EXERCISE OBJECTIVE: Would you quote the material below from its first line through the line containing "Serif', 'Times New", exactly and with both ends included?

MATERIAL PROVIDED:
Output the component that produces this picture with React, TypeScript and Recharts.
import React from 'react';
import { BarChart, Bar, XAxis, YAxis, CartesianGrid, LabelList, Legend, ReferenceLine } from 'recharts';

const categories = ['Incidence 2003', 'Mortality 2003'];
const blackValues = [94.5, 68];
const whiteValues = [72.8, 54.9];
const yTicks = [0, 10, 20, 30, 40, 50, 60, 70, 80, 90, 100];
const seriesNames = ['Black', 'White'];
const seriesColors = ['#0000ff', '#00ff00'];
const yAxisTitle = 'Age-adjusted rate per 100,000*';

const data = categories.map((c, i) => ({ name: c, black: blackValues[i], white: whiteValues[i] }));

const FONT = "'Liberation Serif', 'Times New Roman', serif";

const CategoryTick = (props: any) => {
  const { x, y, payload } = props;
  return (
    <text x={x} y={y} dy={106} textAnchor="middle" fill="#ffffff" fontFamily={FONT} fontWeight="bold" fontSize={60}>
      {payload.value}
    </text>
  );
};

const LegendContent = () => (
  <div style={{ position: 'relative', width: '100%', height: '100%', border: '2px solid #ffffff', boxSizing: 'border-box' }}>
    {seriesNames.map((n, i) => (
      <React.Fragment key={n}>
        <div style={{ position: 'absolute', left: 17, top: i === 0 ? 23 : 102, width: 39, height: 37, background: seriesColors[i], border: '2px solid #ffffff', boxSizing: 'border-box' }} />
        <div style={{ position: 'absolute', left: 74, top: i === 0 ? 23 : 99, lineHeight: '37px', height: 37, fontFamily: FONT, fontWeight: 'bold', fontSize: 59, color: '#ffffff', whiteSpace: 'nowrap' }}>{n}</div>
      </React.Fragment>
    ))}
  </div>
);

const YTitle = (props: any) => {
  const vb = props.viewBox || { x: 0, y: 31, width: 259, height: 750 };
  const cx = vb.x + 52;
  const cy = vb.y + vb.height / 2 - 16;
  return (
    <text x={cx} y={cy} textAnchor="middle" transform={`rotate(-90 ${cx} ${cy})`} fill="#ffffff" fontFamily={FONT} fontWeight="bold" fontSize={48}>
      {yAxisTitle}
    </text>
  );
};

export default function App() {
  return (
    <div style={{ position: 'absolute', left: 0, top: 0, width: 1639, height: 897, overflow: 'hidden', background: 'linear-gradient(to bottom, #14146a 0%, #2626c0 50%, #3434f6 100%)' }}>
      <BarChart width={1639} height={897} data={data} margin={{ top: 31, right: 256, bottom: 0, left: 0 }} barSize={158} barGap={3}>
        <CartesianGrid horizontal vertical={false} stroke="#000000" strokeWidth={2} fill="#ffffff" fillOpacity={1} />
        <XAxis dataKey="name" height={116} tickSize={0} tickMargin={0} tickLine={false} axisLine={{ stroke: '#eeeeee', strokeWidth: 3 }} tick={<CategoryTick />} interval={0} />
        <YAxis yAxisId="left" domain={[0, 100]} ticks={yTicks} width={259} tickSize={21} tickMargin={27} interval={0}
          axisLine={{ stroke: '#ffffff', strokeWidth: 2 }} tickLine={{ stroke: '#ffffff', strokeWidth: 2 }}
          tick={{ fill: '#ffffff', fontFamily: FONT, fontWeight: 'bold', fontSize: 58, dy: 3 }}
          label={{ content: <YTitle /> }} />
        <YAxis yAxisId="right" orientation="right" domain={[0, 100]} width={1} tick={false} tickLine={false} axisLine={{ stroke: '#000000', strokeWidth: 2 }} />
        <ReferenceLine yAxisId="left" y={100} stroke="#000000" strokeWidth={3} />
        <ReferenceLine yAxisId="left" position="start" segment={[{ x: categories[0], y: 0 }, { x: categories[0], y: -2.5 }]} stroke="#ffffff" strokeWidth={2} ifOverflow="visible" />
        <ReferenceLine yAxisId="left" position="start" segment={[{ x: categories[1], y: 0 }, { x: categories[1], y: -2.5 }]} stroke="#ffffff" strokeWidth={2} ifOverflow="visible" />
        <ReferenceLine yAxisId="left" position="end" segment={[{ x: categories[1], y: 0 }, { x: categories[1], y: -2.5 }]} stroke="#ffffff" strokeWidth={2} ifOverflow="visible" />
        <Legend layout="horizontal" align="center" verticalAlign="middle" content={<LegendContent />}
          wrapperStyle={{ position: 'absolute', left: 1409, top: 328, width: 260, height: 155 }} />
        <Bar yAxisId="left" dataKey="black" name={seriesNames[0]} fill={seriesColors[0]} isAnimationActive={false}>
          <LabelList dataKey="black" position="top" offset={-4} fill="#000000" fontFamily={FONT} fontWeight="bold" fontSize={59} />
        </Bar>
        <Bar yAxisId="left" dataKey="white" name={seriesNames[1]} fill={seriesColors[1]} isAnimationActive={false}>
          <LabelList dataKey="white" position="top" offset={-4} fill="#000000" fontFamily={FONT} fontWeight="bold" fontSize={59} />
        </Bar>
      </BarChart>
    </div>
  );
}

EXPECTED ANSWER:
Output the component that produces this picture with React, TypeScript and Recharts.
import React from 'react';
import { BarChart, Bar, XAxis, YAxis, CartesianGrid, LabelList, Legend, ReferenceLine } from 'recharts';

const categories = ['Incidence 2003', 'Mortality 2003'];
const blackValues = [94.5, 68];
const whiteValues = [72.8, 54.9];
const yTicks = [0, 10, 20, 30, 40, 50, 60, 70, 80, 90, 100];
const seriesNames = ['Black', 'White'];
const seriesColors = ['#0000ff', '#00ff00'];
const yAxisTitle = 'Age-adjusted rate per 100,000*';

const data = categories.map((c, i) => ({ name: c, black: blackValues[i], white: whiteValues[i] }));

const FONT = "'Liberation Serif', 'Times New Roman', serif";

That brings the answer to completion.